Ebonizing oak by accident had rarely been a trouble for me. I seem to be blessed with a properly balanced acid level that sweating on red or white oak can quickly result in a dark black splotch on an otherwise flawless surface. Add to that the water at my former residence and shop came from a well that had “dangerously” high levels of iron. Even run through multiple filters, I was never in danger of becoming anemic. The other bonus was that any time I wanted to intentionally ebonize oak, all I needed to do was open the tap before the filter and pour out a bit a water from the well.
Now I am attempting to ebonize oak with an iron/water solution, and I need to take a few steps that most others consider de riguer. Namely, the solution has to be prepared with water (tap or distilled), an equal volume of vinegar, and an iron source. In this case, I opted to shred a used steel wool pad and leave it in the water/vinegar mix. The first test came out fine on oak, a deep blue/black color developing in the wood. The same test on a non-tannic wood resulted in a slight greyish cast.
While I might have preferred to use a red-wine vinegar or grind oak galls into the solution, I instead went with what was readily on hand – tea. For a quart of solution I cut and shook out the leaves from four tea bags. How did this turn out?
Here is a little scrap of popple I’d been testing. Light colored, diffuse porous, tight grain. The center is “clean” of the ebonizing solution. The left shows the solution before the tea was added. The right, with tea and the additional tannic acid provided. The tint of the wood is barely noticeable, though it does provide a grey/blue cast.
Side by side with a piece of white oak, the depth of color change is readily apparent. This is the same tea-infused solution on the two different woods. Obviously, the additional tannic acid in the oak makes for a much stronger coloring agent.
Now on to the board I had intended to ebonize. This will be a lid for a tool chest I’ve been putting at here and there. The top third or so of the board had nothing differently done to it than the remainder. Both sections are oak, and there are no discernible differences between the two.

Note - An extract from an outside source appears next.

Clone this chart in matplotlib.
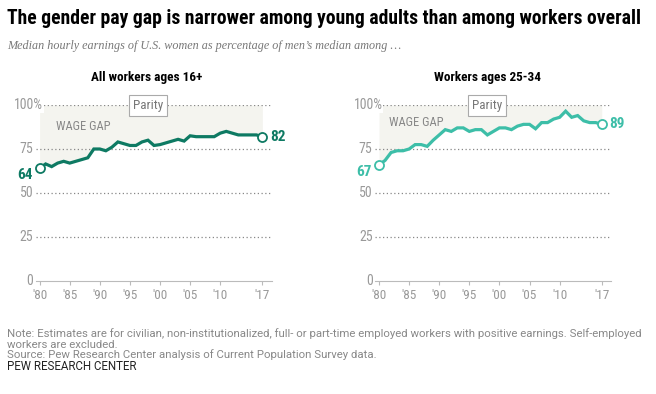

Yes, the difference does start at the glue line between panels. What might be causing the difference in “take” is currently beyond me.
And there it is in closeup. A deep blue-black one side of the glue line, dull grey hue on the other. I’ve put it down for another coating which is currently drying. It’s amazing that the first time I’ve intentionally tried to ebonize a large piece, it doesn’t want to take.
Overall, I’m thinking that if this doesn’t pan out I may go back to “zero” and throw a bit of cheap red wine into the bottle, seeing what happens from there. I’m thinking there must be a cardboardeaux up to the task.